>> Begin

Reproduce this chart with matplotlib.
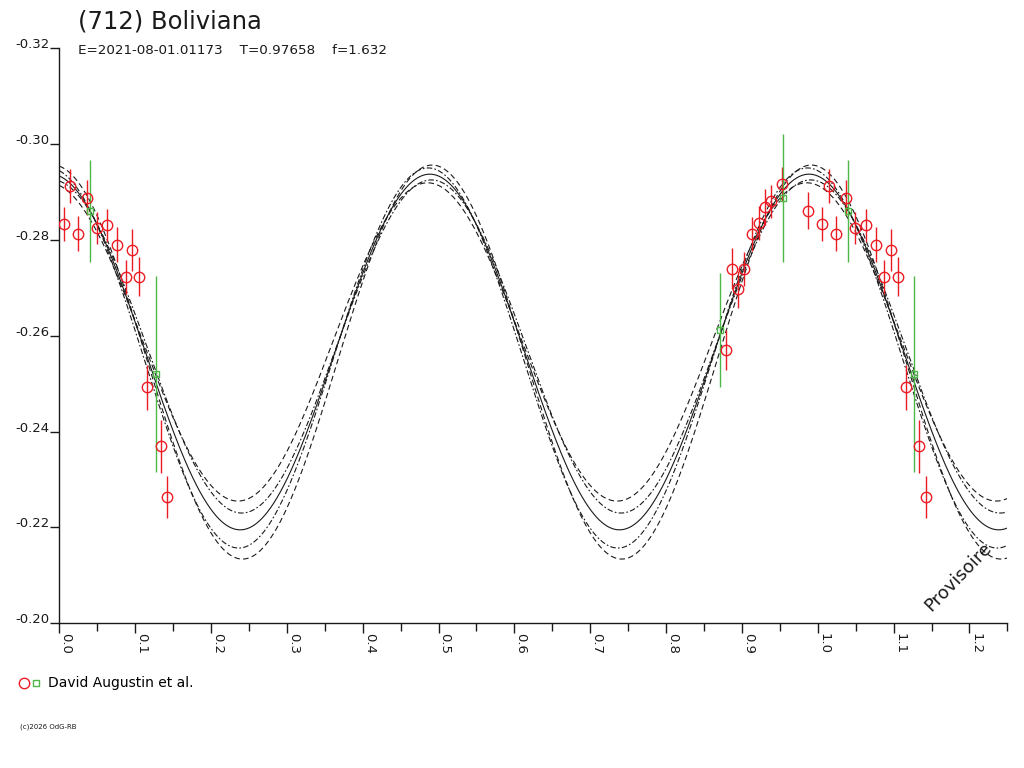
import numpy as np
import matplotlib
matplotlib.use('Agg')
import matplotlib.pyplot as plt
from matplotlib.lines import Line2D
from matplotlib.legend_handler import HandlerTuple
from matplotlib.ticker import FixedLocator, MultipleLocator

plt.rcParams['font.family'] = ['DejaVu Sans']

# ---------------- data ----------------
title = "(712) Boliviana"
subtitle = "E=2021-08-01.01173    T=0.97658    f=1.632"
observer = "David Augustin et al."
copyright_txt = "(c)2026 OdG-RB"
stamp = "Provisoire"

red_phase = [0.0062, 0.0145, 0.0243, 0.0369, 0.0497, 0.0633, 0.0765, 0.0875,
             0.0962, 0.1057, 0.1160, 0.1337, 0.1424, 0.8786, 0.8865, 0.8944,
             0.9031, 0.9128, 0.9225, 0.9304, 0.9383, 0.9528, 0.9875]
red_mag = [-0.2833, -0.2912, -0.2813, -0.2888, -0.2825, -0.2830, -0.2790, -0.2723,
           -0.2779, -0.2723, -0.2492, -0.2369, -0.2263, -0.2570, -0.2740, -0.2697,
           -0.2739, -0.2812, -0.2835, -0.2868, -0.2880, -0.2917, -0.2861]
red_err = [0.0036, 0.0035, 0.0036, 0.0036, 0.0034, 0.0035, 0.0037, 0.0035,
           0.0043, 0.0041, 0.0047, 0.0055, 0.0044, 0.0042, 0.0042, 0.0039,
           0.0036, 0.0036, 0.0035, 0.0038, 0.0035, 0.0035, 0.0039]

green_phase = [0.0401, 0.1275, 0.8715, 0.9537]
green_mag = [-0.2860, -0.2520, -0.2612, -0.2887]
green_err = [0.0107, 0.0205, 0.0119, 0.0133]

# Fourier fit (2nd harmonic) and its uncertainty envelope:
# mean, amplitude, phase offset, line style
fit_phase0 = 0.4885
curve_mean = [-0.2566, -0.25535, -0.25775, -0.2545, -0.2587]
curve_amp = [0.0371, 0.03965, 0.03475, 0.0411, 0.0332]
curve_shift = [0.0, -0.002, 0.002, 0.003, -0.003]
curve_style = ['solid', 'dashdot', 'dashdot', 'dashed', 'dashed']

yticks = [-0.32, -0.30, -0.28, -0.26, -0.24, -0.22, -0.20]
ytick_labels = ['-0.32', '-0.30', '-0.28', '-0.26', '-0.24', '-0.22', '-0.20']
xticks = [0.0, 0.1, 0.2, 0.3, 0.4, 0.5, 0.6, 0.7, 0.8, 0.9, 1.0, 1.1, 1.2]
xtick_labels = ['0.0', '0.1', '0.2', '0.3', '0.4', '0.5', '0.6', '0.7', '0.8',
                '0.9', '1.0', '1.1', '1.2']

RED = '#ec1c24'
GREEN = '#4db848'
INK = '#1a1a1a'

# ---------------- figure ----------------
W, H = 1024, 768
fig = plt.figure(figsize=(W / 100, H / 100), dpi=100)
ax = fig.add_axes([59.3 / W, 1 - 623.3 / H, 948.1 / W, 575.2 / H])

xmax = 1.25
grid = np.linspace(0, xmax, 1500)
styles = {'solid': '-', 'dashdot': (0, (5, 2, 1.5, 2)), 'dashed': (0, (5, 3))}
for m, a, d, st in zip(curve_mean, curve_amp, curve_shift, curve_style):
    ax.plot(grid, m - a * np.cos(4 * np.pi * (grid - fit_phase0 - d)),
            color=INK, lw=0.8, ls=styles[st], zorder=1)


def draw(ph, mag, err, color, marker, ms):
    ph = np.asarray(ph); mag = np.asarray(mag); err = np.asarray(err)
    for shift in (0.0, 1.0):
        x = ph + shift
        sel = (x >= 0) & (x <= xmax)
        ax.errorbar(x[sel], mag[sel], yerr=err[sel], fmt='none', ecolor=color,
                    elinewidth=1.0, capsize=0, zorder=2)
        ax.plot(x[sel], mag[sel], ls='none', marker=marker, mfc='none',
                mec=color, ms=ms, mew=1.0, zorder=3)


draw(red_phase, red_mag, red_err, RED, 'o', 7.5)
draw(green_phase, green_mag, green_err, GREEN, 's', 4.8)

ax.set_xlim(0, xmax)
ax.set_ylim(-0.20, -0.32)
for s in ('top', 'right'):
    ax.spines[s].set_visible(False)
for s in ('left', 'bottom'):
    ax.spines[s].set_linewidth(1.0)
    ax.spines[s].set_color(INK)

ax.yaxis.set_major_locator(FixedLocator(yticks))
ax.set_yticklabels(ytick_labels)
ax.xaxis.set_major_locator(FixedLocator(xticks))
ax.set_xticklabels(xtick_labels)
ax.xaxis.set_minor_locator(MultipleLocator(0.05))

ax.tick_params(axis='y', direction='out', length=6.5, width=1, pad=0.5,
               labelsize=9.5, colors=INK)
ax.tick_params(axis='x', which='major', direction='out', length=7.2, width=1,
               pad=0, labelsize=9.5, colors=INK)
ax.tick_params(axis='x', which='minor', direction='out', length=5.8, width=1,
               colors=INK)
for lab in ax.get_yticklabels():
    lab.set_va('baseline')
for lab in ax.get_xticklabels():
    lab.set_rotation(-90)
    lab.set_ha('left')
    lab.set_va('top')

# texts
fig.text(78 / W, 1 - 29 / H, title, fontsize=17.5, color=INK, va='baseline', ha='left')
fig.text(78 / W, 1 - 53.5 / H, subtitle, fontsize=9.7, color=INK, va='baseline', ha='left')
fig.text(958 / W, 1 - 577 / H, stamp, fontsize=13, rotation=46, color=INK,
         ha='center', va='center')
fig.text(20 / W, 1 - 729 / H, copyright_txt, fontsize=5, color=INK,
         ha='left', va='baseline')

# legend
h_r = Line2D([], [], ls='none', marker='o', mfc='none', mec=RED, ms=7.5, mew=1)
h_g = Line2D([], [], ls='none', marker='s', mfc='none', mec=GREEN, ms=4.8, mew=1)
fig.legend(handles=[(h_r, h_g)], labels=[observer],
           handler_map={tuple: HandlerTuple(ndivide=None, pad=0)},
           loc='center left', bbox_to_anchor=(18 / W, 1 - 683.5 / H),
           frameon=False, fontsize=10, handlelength=1.73, handletextpad=0.41,
           borderpad=0, borderaxespad=0)

fig.savefig('out.png', dpi=100)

>> End

## Instruction:
Give again, exactly, the lines from the start of the data through the one holding "plt.rcParams['font.family'] = ['DejaVu Sans']"; omit the pictures.

## Solution:
Reproduce this chart with matplotlib.
import numpy as np
import matplotlib
matplotlib.use('Agg')
import matplotlib.pyplot as plt
from matplotlib.lines import Line2D
from matplotlib.legend_handler import HandlerTuple
from matplotlib.ticker import FixedLocator, MultipleLocator

plt.rcParams['font.family'] = ['DejaVu Sans']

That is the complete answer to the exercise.